Cowpens, Battle of
The Battle of Cowpens was a turning point in the Revolutionary War.
(January 17, 1781). In mid-December 1780 General Daniel Morgan positioned his “Flying Army” on the Pacolet River to threaten the British stronghold of Ninety Six. British general Lord Cornwallis responded by dispatching Lieutenant Colonel Banastre Tarleton to protect Ninety Six and drive Morgan from South Carolina. Learning that Ninety Six was safe, Tarleton moved against Morgan with 1,250 men.
Morgan withdrew and assembled his force on January 16, 1781, at Hannah’s Cowpens, a well-known local site situated near the North Carolina border in present-day Cherokee County. When the British reached the battlefield about daybreak on January 17, Morgan, reinforced by militia to about two thousand men, was ready to fight. He deployed more than three hundred North Carolina, South Carolina, and Georgia riflemen skirmishers, which forced Tarleton to deploy. Behind these skirmishers, Colonel Andrew Pickens led one thousand militiamen from the South Carolina upcountry, placing them on the reverse slope and hiding many from British scouts. A third line of Delaware, Maryland, and Virginia Continentals, Virginia State Troops, and militia was to their rear, arranged so as to allow a militia withdrawal without disrupting their ranks. Continental cavalry and militia waited for an opportunity to strike.
British infantry advanced and drove back the skirmishers. Other British infantry deployed and went forward, their flanks covered by dragoons. When the British closed within thirty yards, militia fired at least five battalion volleys. Despite losses, the British charged with bayonets, routing the militia. From this point three separate lines of advance occurred. The British infantry reformed and moved within thirty yards of the Continentals, engaging them in a firefight, and British dragoons advanced on both flanks. On the American left, British dragoons scattered reforming militia. The British, in turn, were repulsed by William Washington’s cavalry. On the American right, British Legion dragoons and the Seventy-first Scottish Highlanders advanced, driving off North Carolina skirmishers and then taking position beyond the American right flank. These British dragoons also were repulsed by Washington’s cavalry, who charged through them, turned, and charged back.

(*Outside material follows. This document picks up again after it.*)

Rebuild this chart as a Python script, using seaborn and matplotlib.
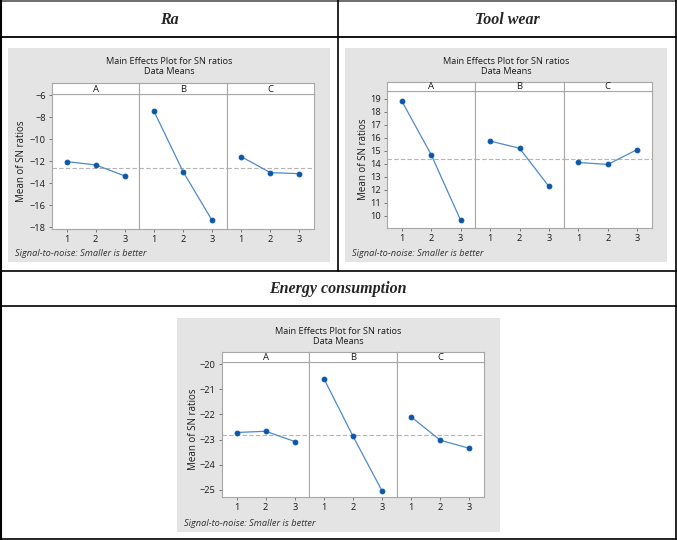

Outflanked, the American third line commander, John Eager Howard, ordered a right company to turn and oppose the Highlanders. For several reasons the maneuver failed, and a withdrawal commenced with the Highlanders in hot pursuit. One hundred yards upfield, the Americans, who reloaded as they withdrew, turned and fired, so shocking the Highlanders that many collapsed while others ran. They were pursued by American infantry and dragoons who swept the battlefield. Tarleton’s infantrymen were virtually all captured, but most British dragoons escaped. Total British casualties were about 800. American casualties were approximately 25 killed and 124 wounded.

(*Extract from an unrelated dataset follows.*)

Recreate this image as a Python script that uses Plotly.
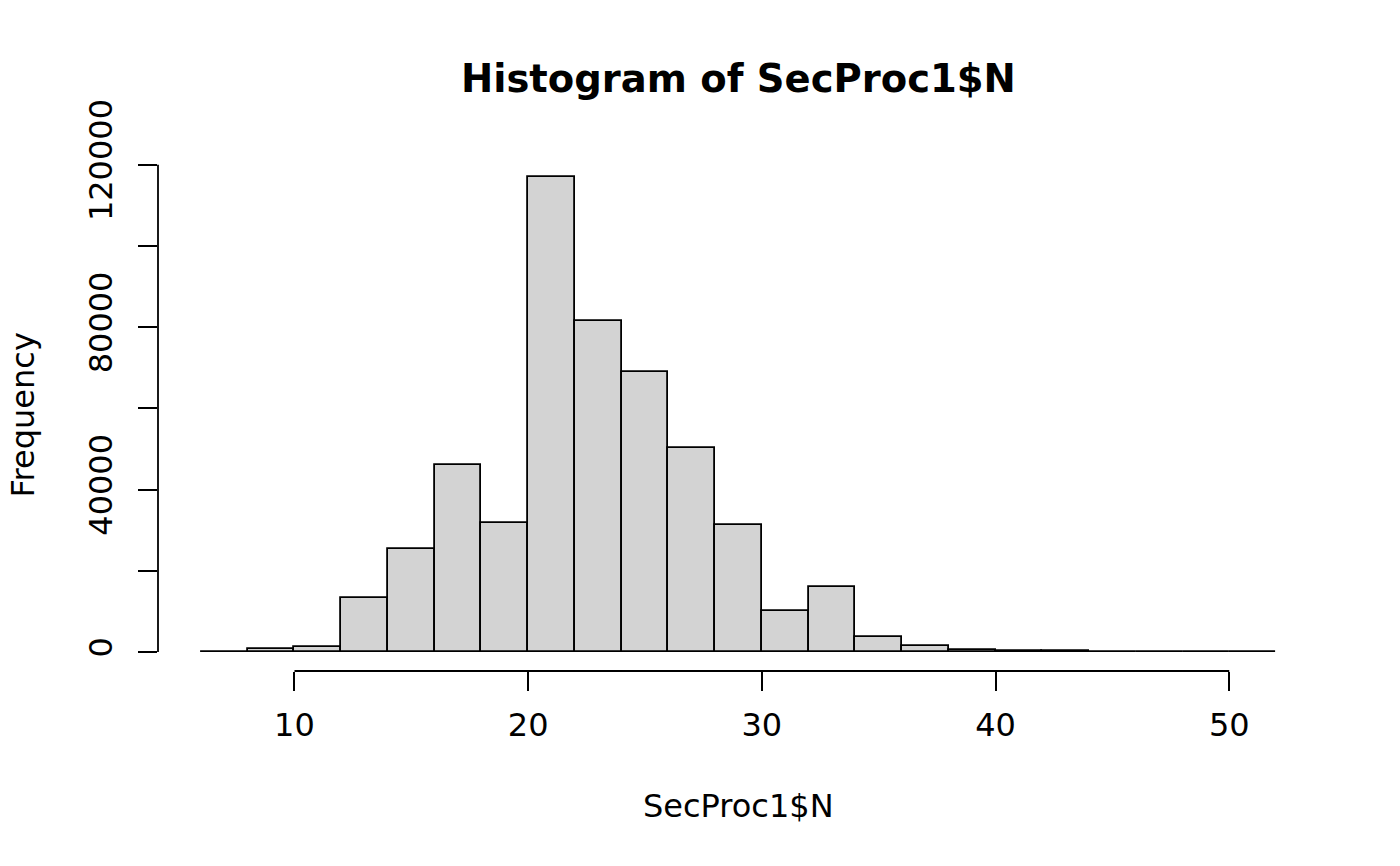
import plotly.graph_objects as go

# Histogram data (bin edges, counts)
bin_edges = [6, 8, 10, 12, 14, 16, 18, 20, 22, 24, 26, 28, 30, 32, 34, 36, 38, 40, 42, 44, 46, 48, 50, 52]
counts = [100, 800, 1200, 13400, 25400, 46100, 31800, 117000, 81600, 69000, 50300, 31300,
          10000, 15900, 3600, 1500, 500, 300, 150, 60, 40, 20, 20]

x_ticks = [10, 20, 30, 40, 50]
y_ticks = [0, 20000, 40000, 60000, 80000, 100000, 120000]
y_tick_text = ["0", "", "40000", "", "80000", "", "120000"]

title_text = "Histogram of SecProc1$N"
x_title = "SecProc1$N"
y_title = "Frequency"

centers = [(a + b) / 2 for a, b in zip(bin_edges[:-1], bin_edges[1:])]
widths = [b - a for a, b in zip(bin_edges[:-1], bin_edges[1:])]

# R-style 4% axis extension
xr = bin_edges[-1] - bin_edges[0]
x_range = [bin_edges[0] - 0.04 * xr, bin_edges[-1] + 0.04 * xr]
ymax = max(counts)
y_range = [-0.04 * ymax, ymax * 1.04]

FONT = "DejaVu Sans"
fs = 32

fig = go.Figure()
fig.add_trace(go.Bar(
    x=centers, y=counts, width=widths,
    marker=dict(color="#D3D3D3", line=dict(color="black", width=1.8)),
    showlegend=False, hoverinfo="x+y",
))

# body has an 8px default margin in the page, compensate in the margins
fig.update_layout(
    width=1400, height=866, autosize=False,
    paper_bgcolor="white", plot_bgcolor="white",
    margin=dict(l=150, r=89, t=150, b=203, pad=0),
    font=dict(family=FONT, size=fs, color="black"),
    bargap=0,
    xaxis=dict(
        range=x_range, tickmode="array", tickvals=x_ticks,
        ticktext=[str(v) for v in x_ticks], automargin=False,
        ticks="outside", ticklen=19, tickwidth=1.8, tickcolor="black",
        showline=False, showgrid=False, zeroline=False,
        tickfont=dict(family=FONT, size=fs, color="black"),
        ticklabelstandoff=7,
    ),
    yaxis=dict(
        range=y_range, tickmode="array", tickvals=y_ticks, ticktext=y_tick_text,
        automargin=False,
        ticks="outside", ticklen=19, tickwidth=1.8, tickcolor="black",
        showline=False, showgrid=False, zeroline=False,
        tickangle=-90,
        tickfont=dict(family=FONT, size=fs, color="black"),
        ticklabelstandoff=13,
    ),
)

# R-style axis lines spanning first to last tick
fig.add_shape(type="line", xref="x", yref="paper", x0=x_ticks[0], x1=x_ticks[-1], y0=0, y1=0,
              line=dict(color="black", width=1.8))
fig.add_shape(type="line", xref="paper", yref="y", x0=0, x1=0, y0=y_ticks[0], y1=y_ticks[-1],
              line=dict(color="black", width=1.8))

# Titles
fig.add_annotation(text="<b>" + title_text + "</b>", xref="paper", yref="paper",
                   x=0.5, y=1.154, xanchor="center", yanchor="middle", showarrow=False,
                   font=dict(family=FONT, size=38.5, color="black"))
fig.add_annotation(text=x_title, xref="paper", yref="paper",
                   x=0.5, y=-0.263, xanchor="center", yanchor="middle", showarrow=False,
                   font=dict(family=FONT, size=fs, color="black"))
fig.add_annotation(text=y_title, xref="paper", yref="paper",
                   x=-0.1163, y=0.50, xanchor="center", yanchor="middle", showarrow=False,
                   textangle=-90, font=dict(family=FONT, size=fs, color="black"))

fig.write_html("out.html")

The Battle of Cowpens was a turning point in the Revolutionary War. To recapture the prisoners, Cornwallis lightened his army and pursued Morgan and then Greene across North Carolina. This “Race to the Dan” wore out the British. They did win a costly victory at Guilford Courthouse (March 15, 1781), then marched to the coast and on to Virginia, where Cornwallis surrendered to a combined Franco-American army at Yorktown (October 19, 1781). After Guilford Courthouse, Greene returned to South Carolina and defeated British forces in a “War of Posts” during the summer of 1781. Greene’s support of partisans, especially Francis Marion and Andrew Pickens, drove the British to the coast by October 1781, effectively ending British domination of interior South Carolina. See plate 11.
Babits, Lawrence E. A Devil of a Whipping: The Battle of Cowpens. Chapel Hill: University of North Carolina Press, 1998.
Fleming, Thomas J. Cowpens: “Downright Fighting”: The Story of Cowpens. Washington, D.C.: National Park Service, 1988.
Moncure, John. The Cowpens Staff Ride and Battlefield Tour. Fort Leavenworth, Kans.: Combat Studies Institute, 1966.